Grundsätzlich hadert Piastri in Zandvoort mit den langen Kurven. Über zwei Zehntel gingen in den Kurven 9 und 10 dort am Freitag stets auf Norris verloren. In der Schikane meist ein weiteres Zehntel. Im Gegenzug hatte Piastri aber auch eine Stärke - die Highspeed-Mutkurve Scheivlak. Dort gewann er oft eineinhalb Zehntel.
Piastri vs. Norris im Qualifying: Wer spickt in Zandvoort am besten?
Die Frage für das Qualifying war also: Wer konnte seine Problem-Stellen eindämmen? Beide konnten schließlich die Daten des anderen einsehen, erinnert Teamchef Andrea Stella. "Oscar und Lando haben beide gesehen, wo eine Möglichkeit bestand, schneller zu werden, und haben ihren Fahrstil angepasst."
Norris reduzierte im Qualifying daraufhin sein Defizit zu Piastri in der Hugenholtzbocht. Doch er vermochte das größere Defizit hoch die Dünen und dann hinein in Scheivlak nicht einzudämmen: "Es gab ein paar Stellen, wo ich nicht ganz an einem ausreichenden Limit war, und heute und das ganze Wochenende habe ich dort konstant zu viel Zeit verloren."
Piastri verlor noch immer in der darauffolgenden langsamen Rechtskurve, aber nur mehr eineinhalb Zehntel, und raus aus Kurve 10 legte er nun den Pole-Grundstein. Am Freitag hatte er ab Kurve 9 eigentlich nur mehr verloren. Im Qualifying aber bekam er nicht nur den Ausgang von Kurve 10 auf die Reihe, sondern nahm Norris durch die Schikane erstmals 8 Hundertstel ab. Damit war er jetzt vorne - und 12 Tausendstel davon rettete er über die Linie.
"Fühlte sich dieses Wochenende so an, als hätte es sehr viele Versuche gebraucht, um an ein paar Stellen besser zu werden, und letztendlich waren es gerade ausreichend Anläufe", freut sich Piastri. Das ist der Vorteil des Qualifyings. Man bekommt meist innerhalb von einer Stunde gleich vier neue Sätze Soft-Reifen und sehr viele Push-Runden, anders als in den Trainings, wo es nur eine sehr beschränkte Anzahl an Qualifying-Simulationen auf Soft gibt.
Hatte Piastri in FP1 so ab Kurve 9 in der zweiten Hälfte der Runde gute vier Zehntel auf Norris verloren, waren es am Ende von Q3 aufsummiert dort nur mehr acht Hundertstel. Mit diesem Fortschritt holte er die Pole: "War gut, das rauszuholen.

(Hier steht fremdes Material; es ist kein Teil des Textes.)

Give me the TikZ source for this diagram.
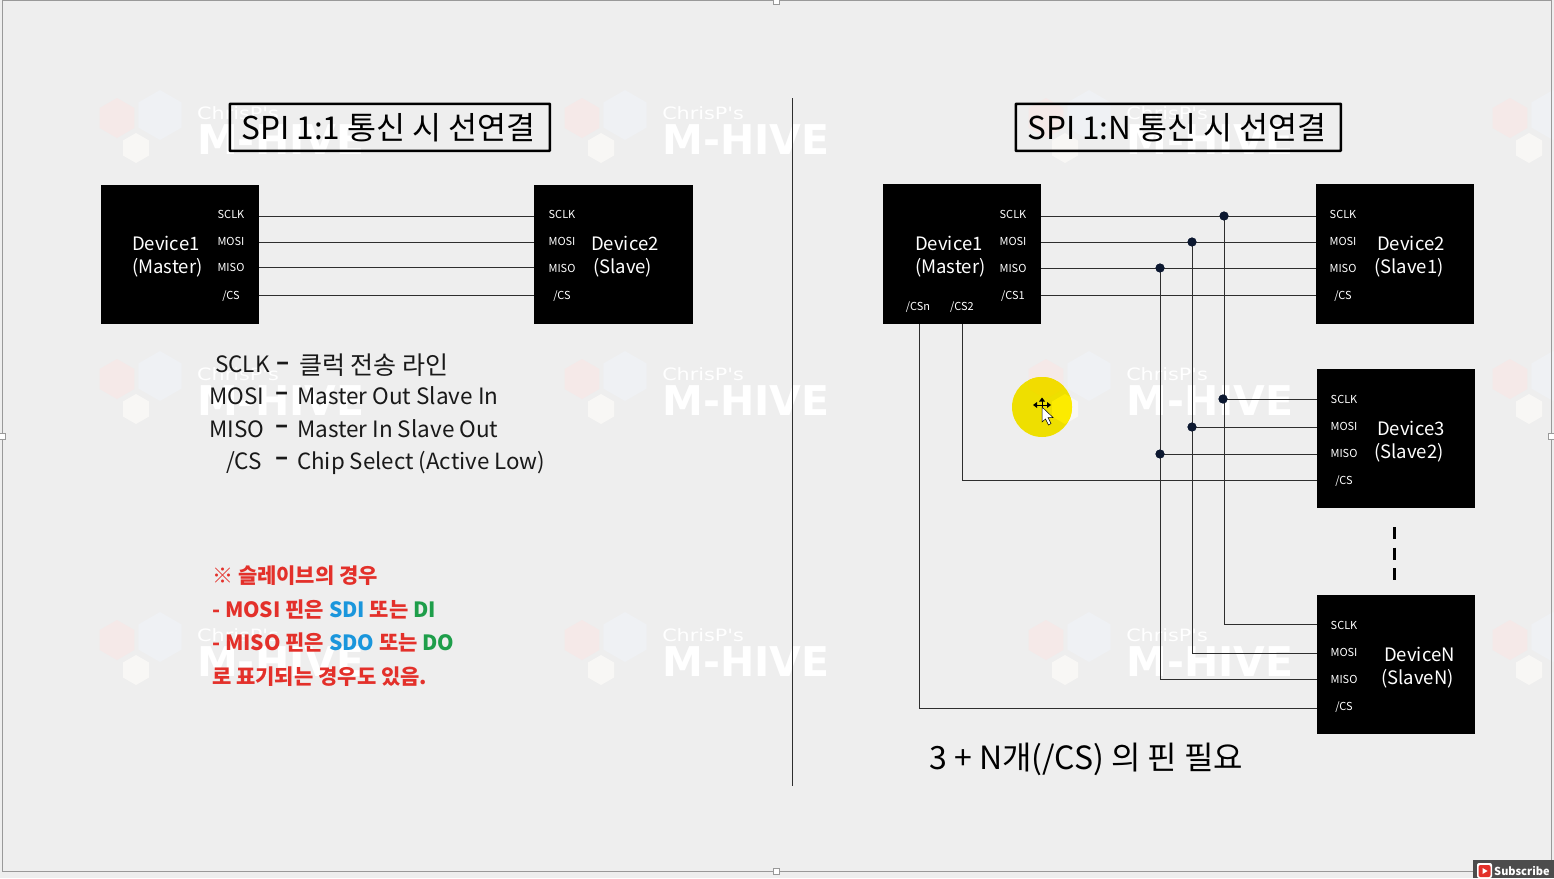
\documentclass[tikz,border=0pt]{standalone}
\usepackage{fontspec}
\setmainfont{Noto Sans CJK KR}
\newfontfamily\wmfont{DejaVu Sans}
\usetikzlibrary{calc}
\definecolor{bgc}{HTML}{EEEEEE}
\definecolor{wirec}{HTML}{2E2E2E}
\definecolor{redc}{HTML}{E3302A}
\definecolor{bluec}{HTML}{1A96DC}
\definecolor{greenc}{HTML}{1E9E4A}
\definecolor{hexp}{HTML}{F5E9E8}
\definecolor{hexb}{HTML}{EFF1F4}
\definecolor{hexw}{HTML}{F8F7F5}
\definecolor{dotc}{HTML}{0C1830}
\definecolor{yela}{HTML}{EEDF00}
\definecolor{yelb}{HTML}{FCEB00}
\definecolor{yelc}{HTML}{F2DC00}
\newcommand{\fsz}[1]{\fontsize{#1}{#1}\selectfont}
\newcommand{\hexa}[4]{\fill[#4] (#1,#2) ++(90:#3) -- ++(-30:#3) -- ++(-90:#3) -- ++(-150:#3) -- ++(150:#3) -- ++(90:#3) -- cycle;}
\tikzset{
  x=1pt,y=-1pt,
  devbox/.style={fill=black,draw=none,inner sep=0pt,anchor=north west},
  pinlab/.style={text=white,inner sep=0pt,font=\fsz{11}},
  devlab/.style={text=white,inner sep=0pt,font=\fsz{18.5},anchor=west},
  wire/.style={draw=wirec,line width=0.9pt},
  junction/.style={circle,fill=dotc,draw=none,minimum size=9pt,inner sep=0pt},
  titlebox/.style={draw=black,line width=2.6pt,rounded corners=0.5pt,inner sep=0pt,anchor=north west},
  bodytext/.style={inner sep=0pt,anchor=west,font=\fsz{22.5},text=black!90},
  redtext/.style={inner sep=0pt,anchor=west,font=\fsz{21}\bfseries,text=redc},
  wmsmall/.style={inner sep=0pt,anchor=west,text=white,font=\wmfont\fsz{17},xscale=1.22},
  wmbig/.style={inner sep=0pt,anchor=west,text=white,font=\wmfont\bfseries\fsz{41}},
}
\begin{document}
\begin{tikzpicture}
\useasboundingbox (0,0) rectangle (1554,878);
\fill[bgc] (0,0) rectangle (1554,878);
% watermark
\begin{scope}
\clip (0,0) rectangle (1554,878);
\foreach \tx in {197,662,1126,1590}{
  \foreach \ty in {113,374,635}{
    \hexa{\tx-80}{\ty+5}{20}{hexp}
    \hexa{\tx-37}{\ty+2}{25}{hexb}
    \hexa{\tx-61}{\ty+35}{15}{hexw}
    \node[wmsmall] (wa\tx\ty) at (\tx,\ty) {ChrisP's};
    \node[wmbig] (wb\tx\ty) at (\tx,\ty+27) {M-HIVE};
  }
}
\end{scope}
% frame
\draw[gray!80,line width=0.7pt] (2,0) -- (2,871) -- (1551,871) -- (1551,0) -- cycle;
\foreach \hx/\hy in {776/1,2/436,1551/436,776/871}{
  \fill[white,draw=gray!80,line width=0.5pt] (\hx-3,\hy-3) rectangle (\hx+3,\hy+3);
}
% divider
\node[inner sep=0pt,minimum size=0pt] (divtop) at (792.5,98) {};
\node[inner sep=0pt,minimum size=0pt] (divbot) at (792.5,786) {};
\draw[wirec,line width=1pt] (divtop) -- (divbot);
% titles
\node[titlebox,minimum width=320pt,minimum height=47pt] (t1) at (228.5,102.5) {};
\node[inner sep=0pt,font=\fsz{31.5}] (t1t) at (388.5,128) {SPI 1:1 통신 시 선연결};
\node[titlebox,minimum width=325pt,minimum height=47pt] (t2) at (1014.5,102.5) {};
\node[inner sep=0pt,font=\fsz{31.5}] (t2t) at (1177,128) {SPI 1:N 통신 시 선연결};
% boxes
\node[devbox,minimum width=158pt,minimum height=139pt] (d1) at (101,185) {};
\node[devbox,minimum width=159pt,minimum height=139pt] (d2) at (534,185) {};
\node[devbox,minimum width=158pt,minimum height=140pt] (m) at (883,184) {};
\node[devbox,minimum width=158pt,minimum height=140pt] (s1) at (1316,184) {};
\node[devbox,minimum width=158pt,minimum height=139pt] (s2) at (1317,369) {};
\node[devbox,minimum width=158pt,minimum height=139pt] (sn) at (1317,595) {};
% left wires
\foreach \wy in {216,242,267,295}{
  \draw[wire] (d1.east |- 0,\wy) -- (d2.west |- 0,\wy);
}
% right vertical junctions
\node[junction] (j1a) at (1224,216) {};
\node[junction] (j2a) at (1192,242) {};
\node[junction] (j3a) at (1160,268) {};
\node[junction] (j1b) at (1223,399) {};
\node[junction] (j2b) at (1192,427) {};
\node[junction] (j3b) at (1160,454) {};
\coordinate (c1) at (1224,624);
\coordinate (c2) at (1192,653);
\coordinate (c3) at (1160,679);
\coordinate (c4) at (962,480.5);
\coordinate (c5) at (919,708);
\draw[wire] (m.east |- 0,216) -- (s1.west |- 0,216);
\draw[wire] (m.east |- 0,242) -- (s1.west |- 0,242);
\draw[wire] (m.east |- 0,268) -- (s1.west |- 0,268);
\draw[wire] (m.east |- 0,295) -- (s1.west |- 0,295);
\draw[wire] (j1a.center) -- (c1) -- (sn.west |- c1);
\draw[wire] (j2a.center) -- (c2) -- (sn.west |- c2);
\draw[wire] (j3a.center) -- (c3) -- (sn.west |- c3);
\draw[wire] (j1b.center) -- (s2.west |- j1b);
\draw[wire] (j2b.center) -- (s2.west |- j2b);
\draw[wire] (j3b.center) -- (s2.west |- j3b);
\draw[wire] (m.south -| c4) -- (c4) -- (s2.west |- c4);
\draw[wire] (m.south -| c5) -- (c5) -- (sn.west |- c5);
% junction dots above wires
\foreach \jx/\jy in {1224/216,1192/242,1160/268,1223/399,1192/427,1160/454}{
  \fill[dotc] (\jx,\jy) circle (4.5pt);
}
% dashed continuation
\node[inner sep=0pt,minimum size=0pt] (dtop) at (1394,527) {};
\node[inner sep=0pt,minimum size=0pt] (dbot) at (1394,581) {};
\draw[black,line width=3pt,dash pattern=on 12pt off 8.5pt] (dtop) -- (dbot);
% pin labels
\newcommand{\pins}[7]{%
  \node[pinlab] (#1a) at (#2,#3) {SCLK};
  \node[pinlab] (#1b) at (#2,#4) {MOSI};
  \node[pinlab] (#1c) at (#2,#5) {MISO};
  \node[pinlab] (#1d) at (#2,#6) {#7};}
\pins{pa}{231}{214}{241}{267}{296}{/CS}
\pins{pb}{562}{214}{241}{268}{296}{/CS}
\pins{pc}{1013}{214}{241}{268}{296}{/CS1}
\pins{pd}{1343}{214}{241}{268}{296}{/CS}
\pins{pe}{1344}{399}{426}{453}{481}{/CS}
\pins{pf}{1344}{625}{652}{679}{707}{/CS}
\node[pinlab] (csn) at (918,307) {/CSn};
\node[pinlab] (cs2) at (962,307) {/CS2};
% device labels
\node[devlab] (la1) at (132,243.5) {Device1};
\node[devlab] (la2) at (132,267.5) {(Master)};
\node[devlab] (lb1) at (591,243.5) {Device2};
\node[devlab] (lb2) at (593,267.5) {(Slave)};
\node[devlab] (lc1) at (915,243.5) {Device1};
\node[devlab] (lc2) at (915,267.5) {(Master)};
\node[devlab] (ld1) at (1377,243.5) {Device2};
\node[devlab] (ld2) at (1374,267.5) {(Slave1)};
\node[devlab] (le1) at (1377,428.5) {Device3};
\node[devlab] (le2) at (1374,452.5) {(Slave2)};
\node[devlab] (lf1) at (1384,654.5) {DeviceN};
\node[devlab] (lf2) at (1381,678.5) {(SlaveN)};
% description
\node[bodytext] (da) at (215,364) {SCLK};
\node[bodytext] (db) at (209,396) {MOSI};
\node[bodytext] (dc) at (209,429) {MISO};
\node[bodytext] (dd) at (226,463) {/CS};
\node[bodytext,font=\fsz{24}\bfseries] (ea) at (276,366) {–};
\node[bodytext,font=\fsz{24}\bfseries] (eb) at (275,396) {–};
\node[bodytext,font=\fsz{24}\bfseries] (ec) at (275,429) {–};
\node[bodytext,font=\fsz{24}\bfseries] (ed) at (275,461) {–};
\node[bodytext,font=\fsz{25}] (fa) at (299,365) {클럭 전송 라인};
\node[bodytext] (fb) at (297,396) {Master Out Slave In};
\node[bodytext] (fc) at (297,429) {Master In Slave Out};
\node[bodytext,font=\fsz{22.3}] (fd) at (297,463) {Chip Select (Active Low)};
% red note
\node[redtext] (ra) at (212,576) {※ 슬레이브의 경우};
\node[redtext] (rb) at (212,609) {- MOSI 핀은 \textcolor{bluec}{SDI} 또는 \textcolor{greenc}{DI}};
\node[redtext] (rc) at (212,642) {- MISO 핀은 \textcolor{bluec}{SDO} 또는 \textcolor{greenc}{DO}};
\node[redtext] (rd) at (212,677) {로 표기되는 경우도 있음.};
% footer
\node[inner sep=0pt,anchor=west,font=\fsz{32}] (ft) at (929,759) {3 + N개(/CS) 의 핀 필요};
% highlight and cursor
\fill[yela] (1042,407) circle (30pt);
\begin{scope}
\clip (1042,407) circle (30pt);
\hexa{1046}{379}{20}{yelc}
\hexa{1065}{409}{15}{yelb}
\end{scope}
\draw[black,line width=1pt] (1035,405) -- (1049,405) (1042,400) -- (1042,407);
\fill[black] (1042,397.5) -- (1039,401.5) -- (1045,401.5) -- cycle;
\fill[black] (1033,405) -- (1037,402) -- (1037,408) -- cycle;
\fill[black] (1051,405) -- (1047,402) -- (1047,408) -- cycle;
\draw[black,fill=white,line width=0.5pt] (1042,407) -- (1042,422) -- (1045.5,419) -- (1048.5,425) -- (1051,423.5) -- (1048,417.5) -- (1053,417.5) -- cycle;
% subscribe badge
\fill[black!70] (1473,860) rectangle (1554,878);
\fill[white,rounded corners=2pt] (1477,863) rectangle (1492,878);
\fill[redc,rounded corners=2pt] (1478.5,865) rectangle (1490.5,877);
\fill[white] (1482.5,868) -- (1487.5,871) -- (1482.5,874) -- cycle;
\node[inner sep=0pt,anchor=west,text=white,font=\fsz{11}\bfseries] (sub) at (1494,871) {Subscribe};
\end{tikzpicture}
\end{document}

Aber ja, das hat viel harte Arbeit und Geduld gebraucht, um diese Zeit zu finden."
Lando Norris nach Qualifying-Niederlage um Rennen besorgt
Norris will nicht klagen. 12 Tausendstel sind fast nichts: "Schwierig auch mit dem Wind. Raus aus der letzten Kurve bin ich zwei Hundertstel vorne, und bis zur Ziellinie verliere ich das, und die Pole ist weg." Ohne dass er sich darüber beschweren will: "Ein paar Stellen und Dinge, an denen ich arbeiten muss, aber sonst waren die Runden gut, und ich war happy."
Nur steht er jetzt direkt hinter Piastri. Überholen ist in Zandvoort schwer, und den eigenen Teamkollegen mit identischem Material abzufangen ist noch schwerer: "Es wird ein bisschen Magie, gute Strategie oder wahnsinniges Reifensparen brauchen oder so. Mal schauen, was ich mir in der Nacht erträumen kann."